- Born: 27 May 1822 Edinburgh, Scotland (Great Britain / United Kingdom)
- Died: 27 August 1861 (aged 39) British India
- Known for: First non-Hudson's Bay Company settler in Colony of Vancouver Island (future province of British Columbia, Dominion of Canada)
- Relatives: Colquhoun Grant (father)

= Walter Colquhoun Grant =

British Army officer (1822–1861)

Walter Colquhoun Grant (27 May 1822 - 27 August 1861) was a British Army officer and a pioneer settler in the former Oregon Country (shared / temporarily jointly occupied with the Americans of the United States) in western British North America on the continent of North America. What is today the Province of British Columbia along the Pacific Ocean coast in the future Dominion of Canada (after 1867). He served briefly as a colonial surveyor but left after a few years to rejoin the Army. He died while in the military service in Saugor (now Sagar, Madhya Pradesh), Bengal, in British India (British Empire), (future Republic of India after 1947) at the young age of 39 years old.

==Early life==
Grant was born in Edinburgh on 27 May 1822 into a military family, his father, Colquhoun Grant, having been chief of intelligence for Arthur Wellesley, 1st Duke of Wellington during the Napoleonic Wars. Grant first joined the British Army sometime before 7 April 1843 when he was promoted, by purchase, to lieutenant in the 2nd Dragoons (Royal Scots Greys), having previously served in the regiment as a cornet. He purchased the rank of captain on 18 April 1845.

==Settlement in the colony==

Grant was the youngest captain in the British Army at age 24 when he lost his fortune and started anew by buying 200 acre of land from the Hudson's Bay Company at what would become Sooke, British Columbia. Although some sources claim he left the army altogether, the London Gazette shows that initially at least he merely transferred to the 47th Regiment of Foot. This would have raised a certain amount of capital, as cavalry commissions were more expensive than those in infantry regiments.

Vancouver Island was first opened to settlement by the Hudson's Bay Company in 1849. At the outset there was little interest because of land cost (£1 per acre compared to free in the Oregon Territory) and because of the requirement that settlers bring other workers or families with them. Grant was the only settler to make the commitment initially and became the first independent colonist to settle on the island. He sent 8 settlers on in advance and upon his arrival in 1849 he is said to have shot a cow believing it to be a buffalo. Although he lacked the necessary skills, he was employed by the HBC as its first surveyor. He resigned that role in March 1850 without completing a single survey.

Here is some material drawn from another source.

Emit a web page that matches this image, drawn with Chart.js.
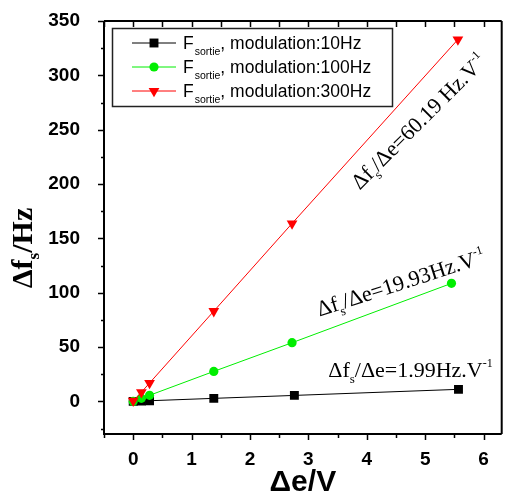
<!DOCTYPE html>
<html>
<head>
<meta charset="utf-8">
<script src="https://cdn.jsdelivr.net/npm/chart.js@4"></script>
<style>
  html, body { margin: 0; padding: 0; background: #fff; }
  #c { display: block; }
</style>
</head>
<body>
<canvas id="c" width="508" height="495"></canvas>
<script>
// donnees
const xTicks = [0, 1, 2, 3, 4, 5, 6];
const yTicks = [0, 50, 100, 150, 200, 250, 300, 350];

const x10 = [0, 0.14, 0.28, 1.38, 2.76, 5.57];
const y10 = [0, 0.3, 0.6, 2.8, 5.5, 11.1];
const x100 = [0, 0.14, 0.28, 1.38, 2.72, 5.45];
const y100 = [0, 2.8, 5.6, 27.6, 54, 108.6];
const x300 = [0, 0.14, 0.28, 1.38, 2.72, 5.56];
const y300 = [0.5, 8.4, 16.9, 83, 163.7, 333];

const seriesNames = ['modulation:10Hz', 'modulation:100Hz', 'modulation:300Hz'];
const slopes = ['1.99Hz.V', '19.93Hz.V', '60.19 Hz.V'];
// position (en unites des axes) et angle des annotations
const annX = [3.34, 3.19, 3.88];
const annY = [22.7, 78, 194];
const annAngle = [0, -18, -45];

const toPts = (xs, ys) => xs.map((x, i) => ({x: x, y: ys[i]}));

const serif = '"Liberation Serif", "Times New Roman", serif';
const sans = '"Liberation Sans", Arial, sans-serif';

// cadre + graduations (majeures / mineures)
const framePlugin = {
  id: 'frame',
  afterDraw(chart) {
    const ctx = chart.ctx, a = chart.chartArea;
    const xs = chart.scales.x, ys = chart.scales.y;
    ctx.save();
    ctx.strokeStyle = '#000';
    ctx.lineWidth = 2;
    ctx.beginPath();
    ctx.moveTo(a.left, a.top); ctx.lineTo(a.right, a.top);
    ctx.moveTo(a.left, a.top); ctx.lineTo(a.left, a.bottom);
    ctx.lineTo(a.right, a.bottom);
    ctx.moveTo(a.right, a.top); ctx.lineTo(a.right, a.bottom);
    ctx.stroke();
    ctx.lineWidth = 1.5;
    ctx.beginPath();
    for (let v = -0.5; v <= 6.31; v += 0.5) {
      const px = Math.round(xs.getPixelForValue(v)) + 0.5;
      const len = Number.isInteger(v) ? 6 : 4;
      ctx.moveTo(px, a.bottom); ctx.lineTo(px, a.bottom + len);
      ctx.moveTo(px, a.top); ctx.lineTo(px, a.top + 6);
    }
    for (let v = -25; v <= 350; v += 25) {
      const py = Math.round(ys.getPixelForValue(v)) + 0.5;
      const len = v % 50 === 0 ? 6 : 3;
      ctx.moveTo(a.left, py); ctx.lineTo(a.left - len, py);
    }
    ctx.stroke();

    // titres des axes
    ctx.fillStyle = '#000';
    ctx.font = 'bold 30px ' + sans;
    ctx.textAlign = 'center';
    ctx.textBaseline = 'alphabetic';
    ctx.fillText('\u0394e/V', (a.left + a.right) / 2, 491);

    ctx.translate(32, 248);
    ctx.rotate(-Math.PI / 2);
    ctx.textAlign = 'left';
    const p1 = '\u0394f', p3 = '/Hz';
    ctx.font = 'bold 30px ' + serif;
    const w1 = ctx.measureText(p1).width, w3 = ctx.measureText(p3).width;
    ctx.font = 'bold 17px ' + serif;
    const w2 = ctx.measureText('s').width;
    let x0 = -(w1 + w2 + w3) / 2;
    ctx.font = 'bold 30px ' + serif;
    ctx.fillText(p1, x0, 0);
    ctx.font = 'bold 17px ' + serif;
    ctx.fillText('s', x0 + w1, 7);
    ctx.font = 'bold 30px ' + serif;
    ctx.fillText(p3, x0 + w1 + w2, 0);
    ctx.restore();
  }
};

// legende avec indice "sortie"
const legendPlugin = {
  id: 'legendSub',
  afterDraw(chart) {
    const ctx = chart.ctx, a = chart.chartArea;
    const bx = a.left + 8, by = a.top + 7, bw = 280, bh = 78;
    ctx.save();
    ctx.fillStyle = '#fff';
    ctx.fillRect(bx, by, bw, bh);
    ctx.strokeStyle = '#222';
    ctx.lineWidth = 1.5;
    ctx.strokeRect(bx + 0.5, by + 0.5, bw, bh);
    chart.data.datasets.forEach((ds, i) => {
      const cy = by + 15 + i * 24;
      ctx.strokeStyle = ds.borderColor;
      ctx.lineWidth = 1;
      ctx.beginPath();
      ctx.moveTo(bx + 20, cy); ctx.lineTo(bx + 64, cy);
      ctx.stroke();
      ctx.fillStyle = ds.backgroundColor;
      ctx.strokeStyle = ds.borderColor;
      Chart.helpers.drawPoint(ctx, {pointStyle: ds.pointStyle, radius: ds.pointRadius, rotation: ds.pointRotation || 0, borderWidth: 0}, bx + 42, cy);
      ctx.fillStyle = '#000';
      ctx.textBaseline = 'alphabetic';
      let tx = bx + 71;
      ctx.font = '17.5px ' + sans;
      ctx.fillText('F', tx, cy + 6);
      tx += ctx.measureText('F').width + 1;
      ctx.font = '10.5px ' + sans;
      ctx.fillText('sortie', tx, cy + 12);
      tx += ctx.measureText('sortie').width;
      ctx.font = '17.5px ' + sans;
      ctx.fillText(', ' + seriesNames[i], tx, cy + 6);
    });
    ctx.restore();
  }
};

// annotations des pentes
const slopePlugin = {
  id: 'slopes',
  afterDatasetsDraw(chart) {
    const ctx = chart.ctx;
    const xs = chart.scales.x, ys = chart.scales.y;
    slopes.forEach((s, i) => {
      ctx.save();
      ctx.translate(xs.getPixelForValue(annX[i]), ys.getPixelForValue(annY[i]));
      ctx.rotate(annAngle[i] * Math.PI / 180);
      ctx.fillStyle = '#000';
      ctx.textBaseline = 'alphabetic';
      const parts = [
        ['\u0394f', 22, 0], ['s', 13, 6], ['/\u0394e=' + s, 22, 0], ['-1', 12, -10]
      ];
      let tx = 0;
      parts.forEach(p => {
        ctx.font = p[1] + 'px ' + serif;
        ctx.fillText(p[0], tx, p[2]);
        tx += ctx.measureText(p[0]).width;
      });
      ctx.restore();
    });
  }
};

new Chart(document.getElementById('c'), {
  type: 'scatter',
  data: {
    datasets: [{
      label: 'F sortie, ' + seriesNames[0],
      data: toPts(x10, y10),
      showLine: true,
      borderColor: '#000000',
      backgroundColor: '#000000',
      borderWidth: 1,
      pointStyle: 'rect',
      pointRadius: 6.3,
      pointBorderWidth: 0,
      order: 2
    }, {
      label: 'F sortie, ' + seriesNames[1],
      data: toPts(x100, y100),
      showLine: true,
      borderColor: '#00ee00',
      backgroundColor: '#00ee00',
      borderWidth: 1,
      pointStyle: 'circle',
      pointRadius: 4.6,
      pointBorderWidth: 0,
      order: 1
    }, {
      label: 'F sortie, ' + seriesNames[2],
      data: toPts(x300, y300),
      showLine: true,
      borderColor: '#ff0000',
      backgroundColor: '#ff0000',
      borderWidth: 1,
      pointStyle: 'triangle',
      pointRotation: 180,
      pointRadius: 6.2,
      pointBorderWidth: 0,
      order: 0
    }]
  },
  options: {
    responsive: false,
    animation: false,
    layout: { padding: { top: 21, right: 0, left: 0, bottom: 0 } },
    plugins: {
      legend: { display: false },
      tooltip: { enabled: false }
    },
    elements: { line: { tension: 0 } },
    scales: {
      x: {
        type: 'linear',
        min: -0.5,
        max: 6.31,
        afterBuildTicks: s => { s.ticks = xTicks.map(v => ({value: v})); },
        afterFit: s => { s.height = 61; s.paddingLeft = 0; s.paddingRight = 0; },
        grid: { display: true, drawOnChartArea: false, drawTicks: true, tickLength: 6, color: 'rgba(0,0,0,0)' },
        border: { display: false },
        ticks: {
          color: '#000',
          font: { family: sans, size: 19, weight: 'bold' },
          padding: 8,
          maxRotation: 0,
          autoSkip: false
        }
      },
      y: {
        type: 'linear',
        min: -30,
        max: 350,
        afterBuildTicks: s => { s.ticks = yTicks.map(v => ({value: v})); },
        afterFit: s => { s.width = 104; s.paddingTop = 0; s.paddingBottom = 0; },
        grid: { display: true, drawOnChartArea: false, drawTicks: true, tickLength: 6, color: 'rgba(0,0,0,0)' },
        border: { display: false },
        ticks: {
          color: '#000',
          font: { family: sans, size: 19, weight: 'bold' },
          padding: 18,
          autoSkip: false
        }
      }
    }
  },
  plugins: [framePlugin, legendPlugin, slopePlugin]
});
</script>
</body>
</html>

Following his arrival, he cleared some of the land he had purchased and set up a sawmill. The land was located 40 km from Fort Victoria. Grant left the colony in 1850 to prospect for gold in Oregon and came back in 1853 to sell his land.

==Achievements==

While in the colony he collected data about the flora, fauna, natives and trade the later published in Journal of the Royal Geographical Society and did a map of Vancouver Island drawn by John Arrowsmith. He reported the population in 1853 was 450 people, 300 at Victoria, 125 at Nanaimo and the remainder at Fort Rupert. He ignored native peoples in his count.

In addition to being the first to bring non-HBC settlers to the Colony of Vancouver Island, Grant is credited with bringing the first sports event, cricket, to what is now British Columbia when he arrived in 1849.

He introduced what is now considered a noxious, invasive plant, common broom, to the island.

==Later life==

On 1 August 1854 he was appointed Captain Commandant (though confusingly he was also granted local rank as major) of a detachment of the Mounted Staff Corps to serve with a part of the British Army that was being deployed to Turkey in advance of what would eventually become the Crimean War. He was promoted local lieutenant colonel on 27 October 1855. He was granted regimental rank as a cornet in the 2nd Dragoon Guards on 30 November 1855, and promoted to lieutenant on 16 June 1857. He was awarded the Turkish decoration of the Order of the Medjidieh, 4th Class for his service. The conflict in Crimea over, he served in India. He was brigade major at Lucknow, and during the Indian Mutiny commanded 1st Hodson's Horse. He died in India at the age of 39.